It’s raspberry season again!

Growing up, the summer holidays of Memorial Day, Independence and Labor Day brought a short break from gardening and farm work.  There was always the family barbecue, a few fireworks and homemade ice cream. Fresh ice cream in hand, my siblings, cousins and I  would head for the berry patches, dropping in our favorite selection from what was ripening on the thorny bushes – raspberries in all colors, boysenberries and blackberries – too many delicious choices. My personal favorites were the blackcaps.  In 2020,  berry picking during the shutdown was delightful, and fruitful social distance activity. black caps

Raspberry’s history

Native to the Western Hemisphere and parts of Asia, raspberries are now heavily cultivated in America and in Europe. Their colors range from a golds to pink, red and black.  How can you tell the difference between raspberries and blackberries? Easy – raspberries, when ripe will pull easily from the branch leaving behind the ‘rasp.’  Boysenberries and blackberries come off the branches with their edible white center still in them.

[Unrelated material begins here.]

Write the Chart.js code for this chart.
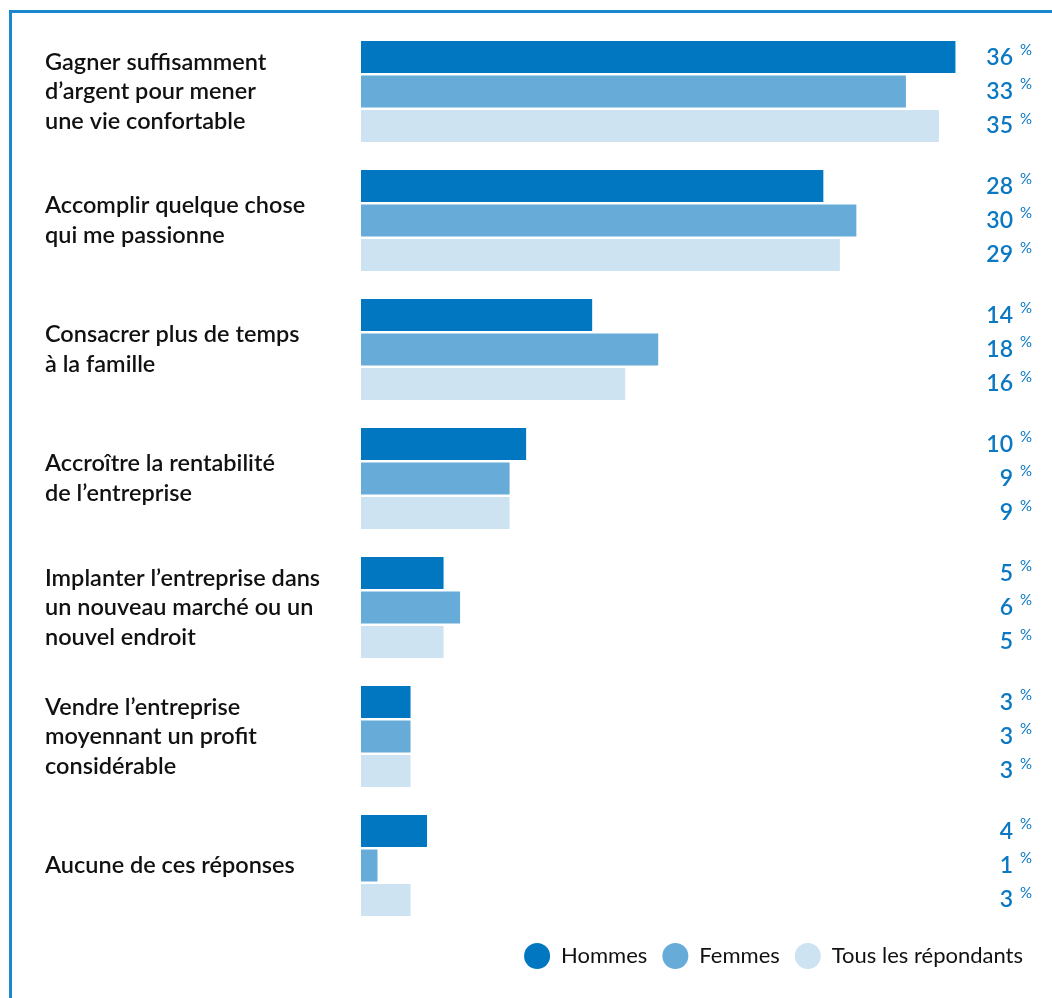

Nutritional profile of raspberries

Nutritionally speaking, raspberries are an excellent low calorie food packed with fiber, flavonoids, ellagic acid, and vitamin C. They carry moderate amounts of niacin, folic acid, patothenic acid, B2 and B6. A one cup serving holds barely 70 calories, 1 gram of fat, 7 grams of sugar, 15 grams of carbohydrates and about 10 grams of fiber. For those of you who need to get in more fiber (most Americans) it is well worth it to add raspberries to your diet. Finally, there’s the color – nature’s colorful foods are filled with flavonoids and other antioxidants making them an excellent source to help guard against cancers. 

The Energetics of raspberries

Raspberries are neutral in temperature – meaning they can be eaten by anyone, whether the person has patterns of cold or heat. Sweet raspberries enter the Stomach and Spleen helping to tonify the Earth element. Their slightly sour nature astringes, helping to tighten and move out excess leaking conditions like excess sweating and frequent urination. They are especially beneficial in treating frequent urination at night. They clean and nourish the Blood deeply. They enter into the Liver and Kidneys, remove toxins and regulate menstruation. Want to know more about food energetics? Get your chart here. 

Raspberry is lovely for ladies – Like the raspberry leaf, the fruit a wonderful for women. Though subtler, raspberry helps to tone the pelvic and uterus muscles–wonderful for preventing and improving conditions of prolapse, incontinence or excess discharge and frequent nighttime urination. It also aids in regulating menses, relieving cramps and irritability.


Ways to use raspberries

Raspberries are delicate – Raspberries are very delicate and will perish quickly – try to use them within a day or two. Eat them fresh.   Toss them over fresh yogurt or onto pancakes.  

Freeze them – An easy way to save and use them.  Rinse and gently dry the berries.  Lay them out on a cookie sheet and freeze. After frozen, move them to a freezer safe container. Use later for sauces, desserts or add them to summer lemonades instead of ice cubes. You can add a little lemon juice before freezing if you want to maintain a brighter color, but it’s not necessary.

Make them into a sauce or add them to drinks – Raspberries looking a little too smooshed be presented as a “pretty” dish? Don’t let them go to waste. Toss the berries into a small saucepan and gently heat with a little water.  Add balsamic, rosemary and a kiss of sweetener and salt to make sauce to go over a strong flavored meat like lamb or bison. Toss them into your lemonade or summer spritzers. Make a jam or jelly.

Preserve them as jam or jelly – It may take a little more time and a little more equipment, but it can be well worth it to have their delicious flavor anytime of year or to give as gifts. I love making jam, however time isn’t always on my side. I often opt for making just making fresh jam when I want it from frozen or fresh berries. Add berries to saucepan and cook over medium heat, adding a little water at a time until they break down. A little honey or maple syrup if needed, maybe a little cinnamon or nutmeg. Most fruits have pectin in them and will thicken a little as they cool.

Dry them –Drying will shift their nature to slightly warming. Wash and drain the berries and dehydrator instructions – or, just lay them out for a few days away from moisture and where air can circulate easily.  Dried raspberries are great for hiking, an easy snack, in granola and as lunch treats.

Don’t let the berry season fly by without getting some lovely raspberries.